■ Data
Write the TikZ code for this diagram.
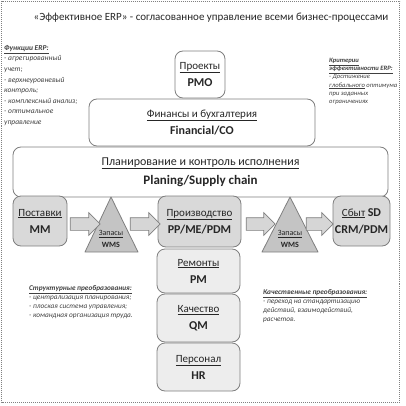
\documentclass[tikz,border=0pt]{standalone}
\usepackage{fontspec}
\setmainfont{Carlito}
\usetikzlibrary{shapes.arrows,calc}
\definecolor{boxc}{HTML}{7F7F7F}
\definecolor{fillA}{HTML}{D9D9D9}
\definecolor{fillB}{HTML}{EDEDED}
\definecolor{trifill}{HTML}{C4C4C4}
\definecolor{arrfill}{HTML}{D6D6D6}
\definecolor{txtc}{HTML}{262626}
\definecolor{notec}{HTML}{404040}
\newcommand\nmt[1]{\underline{#1}}
\newcommand\cdt[1]{{\fontsize{12}{17}\bfseries #1}}
\begin{document}
\begin{tikzpicture}[x=1pt,y=-1pt,
  every node/.style={text=txtc},
  basebox/.style={draw=boxc, line width=0.8pt, rounded corners=8pt, align=center, inner sep=0pt,
    font=\fontsize{11}{17}\selectfont},
  wbox/.style={basebox, fill=white},
  gbox/.style={basebox, fill=fillA},
  lbox/.style={basebox, fill=fillB},
  tri/.style={draw=boxc, line width=0.8pt, fill=trifill, line join=round},
  tritxt/.style={align=center, inner sep=0pt, font=\fontsize{8}{12}\selectfont},
  barrow/.style={single arrow, draw=boxc, line width=0.7pt, fill=arrfill, inner sep=0pt,
    minimum width=22pt, single arrow head extend=5pt, single arrow head indent=0pt,
    text width=0pt, text height=12pt},
  note/.style={align=left, inner sep=0pt, text=notec, font=\fontsize{7.5}{10.6}\selectfont\itshape},
  frame/.style={draw=gray, line width=0.6pt, dash pattern=on 1pt off 1pt}
]
\useasboundingbox (0,0) rectangle (406,406);
\draw[frame] (1.5,1.5) rectangle (399.5,402);

\node[inner sep=0pt, font=\fontsize{11}{13}\selectfont] (title) at (211,18)
  {«Эффективное ERP» - согласованное управление всеми бизнес-процессами};

\node[note, anchor=north west] (func) at (4,45)
  {\textbf{\underline{Функции ERP:}}\\- агрегированный\\учет;\\- верхнеуровневый\\контроль;\\- комплексный анализ;\\- оптимальное\\управление};

\node[note, anchor=north west, font=\fontsize{6.6}{8.2}\selectfont\itshape] (crit) at (329,58)
  {\textbf{\underline{Критерии}}\\\textbf{\underline{эффективности ERP:}}\\- Достижение\\\underline{глобального} оптимума\\при заданных\\ограничениях};

\node[wbox, minimum width=50pt, minimum height=47pt] (proj) at (200,74.5) {\nmt{Проекты}\\\cdt{PMO}};
\node[wbox, minimum width=226pt, minimum height=47pt] (fin) at (202,122.5) {\nmt{Финансы и бухгалтерия}\\\cdt{Financial/CO}};
\node[wbox, minimum width=375pt, minimum height=50pt, font=\fontsize{12}{19}\selectfont] (plan) at (200.5,172)
  {\nmt{Планирование и контроль исполнения}\\{\fontsize{13}{19}\bfseries Planing/Supply chain}};

\node[gbox, minimum width=54pt, minimum height=50pt] (post) at (40,221) {\nmt{Поставки}\\\cdt{MM}};
\node[gbox, minimum width=83pt, minimum height=51pt] (prod) at (199.5,221.5) {\nmt{Производство}\\\cdt{PP/ME/PDM}};
\node[gbox, minimum width=57pt, minimum height=50pt] (sbyt) at (361.5,221) {\nmt{Сбыт} \cdt{SD}\\\cdt{CRM/PDM}};

\node[lbox, minimum width=83pt, minimum height=44pt] (rem) at (198.5,271) {\nmt{Ремонты}\\\cdt{PM}};
\node[lbox, minimum width=83pt, minimum height=48pt] (kach) at (198.5,318) {\nmt{Качество}\\\cdt{QM}};
\node[lbox, minimum width=83pt, minimum height=48pt] (pers) at (198.5,367) {\nmt{Персонал}\\\cdt{HR}};

\coordinate (t1a) at (111,197); \coordinate (t1l) at (85,252); \coordinate (t1r) at (138,252);
\coordinate (t2a) at (290,197); \coordinate (t2l) at (262,252); \coordinate (t2r) at (318,252);
\draw[tri] (t1a) -- (t1r) -- (t1l) -- cycle;
\draw[tri] (t2a) -- (t2r) -- (t2l) -- cycle;
\node[tritxt] (wms1) at (111,239) {\nmt{Запасы}\\\textbf{WMS}};
\node[tritxt] (wms2) at (290,239) {\nmt{Запасы}\\\textbf{WMS}};

\node[barrow, minimum height=30pt] (a1) at (82,224) {};
\node[barrow, minimum height=30pt] (a2) at (142,224) {};
\node[barrow, minimum height=29pt] (a3) at (257.5,224) {};
\node[barrow, minimum height=27pt] (a4) at (316.5,224) {};

\node[note, anchor=north west, font=\fontsize{7.3}{9}\selectfont\itshape] (struct) at (29,285)
  {\textbf{\underline{Структурные преобразования:}}\\- централизация планирования;\\- плоская система управления;\\- командная организация труда.};
\node[note, anchor=north west, font=\fontsize{7.3}{9}\selectfont\itshape] (qual) at (263,289)
  {\textbf{\underline{Качественные преобразования:}}\\- переход на стандартизацию\\действий, взаимодействий,\\расчетов.};
\end{tikzpicture}
\end{document}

■ Brief
Copy out the whole listing exactly, and don't carry over any pictures.

■ Response to this task
Write the TikZ code for this diagram.
\documentclass[tikz,border=0pt]{standalone}
\usepackage{fontspec}
\setmainfont{Carlito}
\usetikzlibrary{shapes.arrows,calc}
\definecolor{boxc}{HTML}{7F7F7F}
\definecolor{fillA}{HTML}{D9D9D9}
\definecolor{fillB}{HTML}{EDEDED}
\definecolor{trifill}{HTML}{C4C4C4}
\definecolor{arrfill}{HTML}{D6D6D6}
\definecolor{txtc}{HTML}{262626}
\definecolor{notec}{HTML}{404040}
\newcommand\nmt[1]{\underline{#1}}
\newcommand\cdt[1]{{\fontsize{12}{17}\bfseries #1}}
\begin{document}
\begin{tikzpicture}[x=1pt,y=-1pt,
  every node/.style={text=txtc},
  basebox/.style={draw=boxc, line width=0.8pt, rounded corners=8pt, align=center, inner sep=0pt,
    font=\fontsize{11}{17}\selectfont},
  wbox/.style={basebox, fill=white},
  gbox/.style={basebox, fill=fillA},
  lbox/.style={basebox, fill=fillB},
  tri/.style={draw=boxc, line width=0.8pt, fill=trifill, line join=round},
  tritxt/.style={align=center, inner sep=0pt, font=\fontsize{8}{12}\selectfont},
  barrow/.style={single arrow, draw=boxc, line width=0.7pt, fill=arrfill, inner sep=0pt,
    minimum width=22pt, single arrow head extend=5pt, single arrow head indent=0pt,
    text width=0pt, text height=12pt},
  note/.style={align=left, inner sep=0pt, text=notec, font=\fontsize{7.5}{10.6}\selectfont\itshape},
  frame/.style={draw=gray, line width=0.6pt, dash pattern=on 1pt off 1pt}
]
\useasboundingbox (0,0) rectangle (406,406);
\draw[frame] (1.5,1.5) rectangle (399.5,402);

\node[inner sep=0pt, font=\fontsize{11}{13}\selectfont] (title) at (211,18)
  {«Эффективное ERP» - согласованное управление всеми бизнес-процессами};

\node[note, anchor=north west] (func) at (4,45)
  {\textbf{\underline{Функции ERP:}}\\- агрегированный\\учет;\\- верхнеуровневый\\контроль;\\- комплексный анализ;\\- оптимальное\\управление};

\node[note, anchor=north west, font=\fontsize{6.6}{8.2}\selectfont\itshape] (crit) at (329,58)
  {\textbf{\underline{Критерии}}\\\textbf{\underline{эффективности ERP:}}\\- Достижение\\\underline{глобального} оптимума\\при заданных\\ограничениях};

\node[wbox, minimum width=50pt, minimum height=47pt] (proj) at (200,74.5) {\nmt{Проекты}\\\cdt{PMO}};
\node[wbox, minimum width=226pt, minimum height=47pt] (fin) at (202,122.5) {\nmt{Финансы и бухгалтерия}\\\cdt{Financial/CO}};
\node[wbox, minimum width=375pt, minimum height=50pt, font=\fontsize{12}{19}\selectfont] (plan) at (200.5,172)
  {\nmt{Планирование и контроль исполнения}\\{\fontsize{13}{19}\bfseries Planing/Supply chain}};

\node[gbox, minimum width=54pt, minimum height=50pt] (post) at (40,221) {\nmt{Поставки}\\\cdt{MM}};
\node[gbox, minimum width=83pt, minimum height=51pt] (prod) at (199.5,221.5) {\nmt{Производство}\\\cdt{PP/ME/PDM}};
\node[gbox, minimum width=57pt, minimum height=50pt] (sbyt) at (361.5,221) {\nmt{Сбыт} \cdt{SD}\\\cdt{CRM/PDM}};

\node[lbox, minimum width=83pt, minimum height=44pt] (rem) at (198.5,271) {\nmt{Ремонты}\\\cdt{PM}};
\node[lbox, minimum width=83pt, minimum height=48pt] (kach) at (198.5,318) {\nmt{Качество}\\\cdt{QM}};
\node[lbox, minimum width=83pt, minimum height=48pt] (pers) at (198.5,367) {\nmt{Персонал}\\\cdt{HR}};

\coordinate (t1a) at (111,197); \coordinate (t1l) at (85,252); \coordinate (t1r) at (138,252);
\coordinate (t2a) at (290,197); \coordinate (t2l) at (262,252); \coordinate (t2r) at (318,252);
\draw[tri] (t1a) -- (t1r) -- (t1l) -- cycle;
\draw[tri] (t2a) -- (t2r) -- (t2l) -- cycle;
\node[tritxt] (wms1) at (111,239) {\nmt{Запасы}\\\textbf{WMS}};
\node[tritxt] (wms2) at (290,239) {\nmt{Запасы}\\\textbf{WMS}};

\node[barrow, minimum height=30pt] (a1) at (82,224) {};
\node[barrow, minimum height=30pt] (a2) at (142,224) {};
\node[barrow, minimum height=29pt] (a3) at (257.5,224) {};
\node[barrow, minimum height=27pt] (a4) at (316.5,224) {};

\node[note, anchor=north west, font=\fontsize{7.3}{9}\selectfont\itshape] (struct) at (29,285)
  {\textbf{\underline{Структурные преобразования:}}\\- централизация планирования;\\- плоская система управления;\\- командная организация труда.};
\node[note, anchor=north west, font=\fontsize{7.3}{9}\selectfont\itshape] (qual) at (263,289)
  {\textbf{\underline{Качественные преобразования:}}\\- переход на стандартизацию\\действий, взаимодействий,\\расчетов.};
\end{tikzpicture}
\end{document}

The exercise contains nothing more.